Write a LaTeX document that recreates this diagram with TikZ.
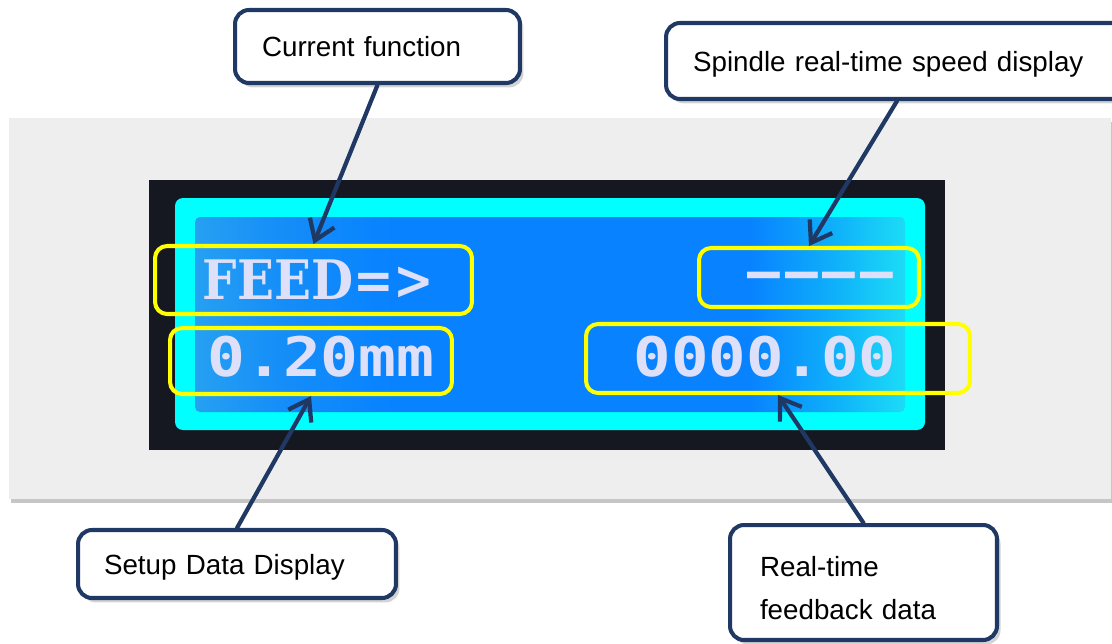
\documentclass[tikz,border=0pt]{standalone}
\usepackage{fontspec}
\setmainfont{Liberation Sans}
\newfontfamily\lcdserif{DejaVu Serif}
\newfontfamily\lcddigits{DejaVu Sans Mono}
\usetikzlibrary{shadows,arrows.meta}

\definecolor{navy}{HTML}{1F3864}
\definecolor{panelgray}{HTML}{EEEEEE}
\definecolor{framecol}{HTML}{151821}
\definecolor{lcdcyan}{HTML}{00FFFF}
\definecolor{lcdtext}{HTML}{DDE0F8}
\definecolor{hl}{HTML}{FFFF00}
\definecolor{lcdA}{HTML}{26A0F2}
\definecolor{lcdB}{HTML}{158EF8}
\definecolor{lcdC}{HTML}{0882FF}
\definecolor{lcdD}{HTML}{0FB0FA}
\definecolor{lcdE}{HTML}{1CDCF6}
\pgfdeclarehorizontalshading{lcdshade}{100bp}{color(0bp)=(lcdA); color(25bp)=(lcdA); color(31bp)=(lcdB); color(39bp)=(lcdC); color(64bp)=(lcdC); color(70bp)=(lcdD); color(75bp)=(lcdE); color(100bp)=(lcdE)}

\newcommand{\lcddash}{\scalebox{1.0}[1]{–}}

\tikzset{
  callout/.style={draw=navy, line width=2.3pt, fill=white, rounded corners=0.28cm,
    align=left, inner ysep=0pt,
    drop shadow={shadow xshift=2pt, shadow yshift=-2.5pt, opacity=0.35},
    font=\fontsize{15.8}{23.2}\selectfont},
  oneline/.style={text height=11.4pt, text depth=0pt},
  hlbox/.style={draw=hl, line width=2.3pt, rounded corners=0.24cm, inner sep=0pt},
  lcdtxt/.style={text=lcdtext, inner sep=0pt},
  pointer/.style={navy, line width=2.4pt, line cap=round,
    -{Straight Barb[length=11pt,width=15pt]}},
}

\begin{document}
\begin{tikzpicture}[x=0.02cm, y=-0.02cm]
\useasboundingbox (0,0) rectangle (1112,643);

% panel and display
\fill[panelgray, drop shadow={shadow xshift=1pt, shadow yshift=-2.5pt, opacity=0.45}]
  (9,118) rectangle (1111,499);
\fill[framecol] (149,180) rectangle (945,450);
\fill[lcdcyan, rounded corners=0.16cm] (175,198) rectangle (925,430);
\shade[shading=lcdshade, rounded corners=0.1cm] (195,217) rectangle (905,412);

% LCD texts
\node[lcdtxt, font=\lcdserif\bfseries\fontsize{31}{31}\selectfont] (tfeed) at (318.5,280) {\scalebox{0.89}[1]{FEED=>}};
\node[lcdtxt, font=\lcddigits\bfseries\fontsize{31}{31}\selectfont] (tmm) at (321,357) {\scalebox{1.155}[1]{0.20mm}};
\node[lcdtxt, font=\lcddigits\bfseries\fontsize{31}{31}\selectfont] (tnum) at (765,357) {\scalebox{1.145}[1]{0000.00}};
\node[lcdtxt, font=\lcddigits\bfseries\fontsize{31}{31}\selectfont] (tdash) at (820.5,281) {\lcddash\kern2.8pt\lcddash\kern2.8pt\lcddash\kern2.8pt\lcddash};

% yellow highlight boxes
\node[hlbox, minimum width=6.34cm, minimum height=1.36cm] (feed) at (313.5,280) {};
\node[hlbox, minimum width=5.64cm, minimum height=1.32cm] (mm) at (311,361) {};
\node[hlbox, minimum width=4.40cm, minimum height=1.18cm] (dash) at (809,277.5) {};
\node[hlbox, minimum width=7.68cm, minimum height=1.38cm] (num) at (778,358.5) {};

% callouts
\node[callout, oneline, minimum width=5.70cm, minimum height=1.46cm, text width=4.62cm, inner xsep=0.54cm] (cf) at (377.5,46.5) {Current function};
\node[callout, oneline, minimum width=9.24cm, minimum height=1.52cm, text width=8.16cm, inner xsep=0.54cm] (sp) at (897,61) {Spindle real-time speed display};
\node[callout, oneline, minimum width=6.36cm, minimum height=1.36cm, text width=5.32cm, inner xsep=0.52cm] (sd) at (237,564) {Setup Data Display};
\node[callout, minimum width=5.34cm, minimum height=2.30cm, text width=4.14cm, inner xsep=0.60cm] (rt) at (863.5,582.5) {\rule{0pt}{17.7pt}Real-time\\[1pt]feedback data};

% pointers
\draw[pointer] (cf.south) -- (feed.north);
\draw[pointer] (sp.south) -- (dash.north);
\draw[pointer] (sd.north) -- (mm.south);
\draw[pointer] (rt.north) -- (num.south);
\end{tikzpicture}
\end{document}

━━━━━━━━━━━━━━━━━━━━

* [SET EXERCISE] Write down every line from the opening of the listing to the line with "(195,217) rectangle (905,412);", both included, and nothing else; the pictures are omitted.

* [THE REPLY]
Write a LaTeX document that recreates this diagram with TikZ.
\documentclass[tikz,border=0pt]{standalone}
\usepackage{fontspec}
\setmainfont{Liberation Sans}
\newfontfamily\lcdserif{DejaVu Serif}
\newfontfamily\lcddigits{DejaVu Sans Mono}
\usetikzlibrary{shadows,arrows.meta}

\definecolor{navy}{HTML}{1F3864}
\definecolor{panelgray}{HTML}{EEEEEE}
\definecolor{framecol}{HTML}{151821}
\definecolor{lcdcyan}{HTML}{00FFFF}
\definecolor{lcdtext}{HTML}{DDE0F8}
\definecolor{hl}{HTML}{FFFF00}
\definecolor{lcdA}{HTML}{26A0F2}
\definecolor{lcdB}{HTML}{158EF8}
\definecolor{lcdC}{HTML}{0882FF}
\definecolor{lcdD}{HTML}{0FB0FA}
\definecolor{lcdE}{HTML}{1CDCF6}
\pgfdeclarehorizontalshading{lcdshade}{100bp}{color(0bp)=(lcdA); color(25bp)=(lcdA); color(31bp)=(lcdB); color(39bp)=(lcdC); color(64bp)=(lcdC); color(70bp)=(lcdD); color(75bp)=(lcdE); color(100bp)=(lcdE)}

\newcommand{\lcddash}{\scalebox{1.0}[1]{–}}

\tikzset{
  callout/.style={draw=navy, line width=2.3pt, fill=white, rounded corners=0.28cm,
    align=left, inner ysep=0pt,
    drop shadow={shadow xshift=2pt, shadow yshift=-2.5pt, opacity=0.35},
    font=\fontsize{15.8}{23.2}\selectfont},
  oneline/.style={text height=11.4pt, text depth=0pt},
  hlbox/.style={draw=hl, line width=2.3pt, rounded corners=0.24cm, inner sep=0pt},
  lcdtxt/.style={text=lcdtext, inner sep=0pt},
  pointer/.style={navy, line width=2.4pt, line cap=round,
    -{Straight Barb[length=11pt,width=15pt]}},
}

\begin{document}
\begin{tikzpicture}[x=0.02cm, y=-0.02cm]
\useasboundingbox (0,0) rectangle (1112,643);

% panel and display
\fill[panelgray, drop shadow={shadow xshift=1pt, shadow yshift=-2.5pt, opacity=0.45}]
  (9,118) rectangle (1111,499);
\fill[framecol] (149,180) rectangle (945,450);
\fill[lcdcyan, rounded corners=0.16cm] (175,198) rectangle (925,430);
\shade[shading=lcdshade, rounded corners=0.1cm] (195,217) rectangle (905,412);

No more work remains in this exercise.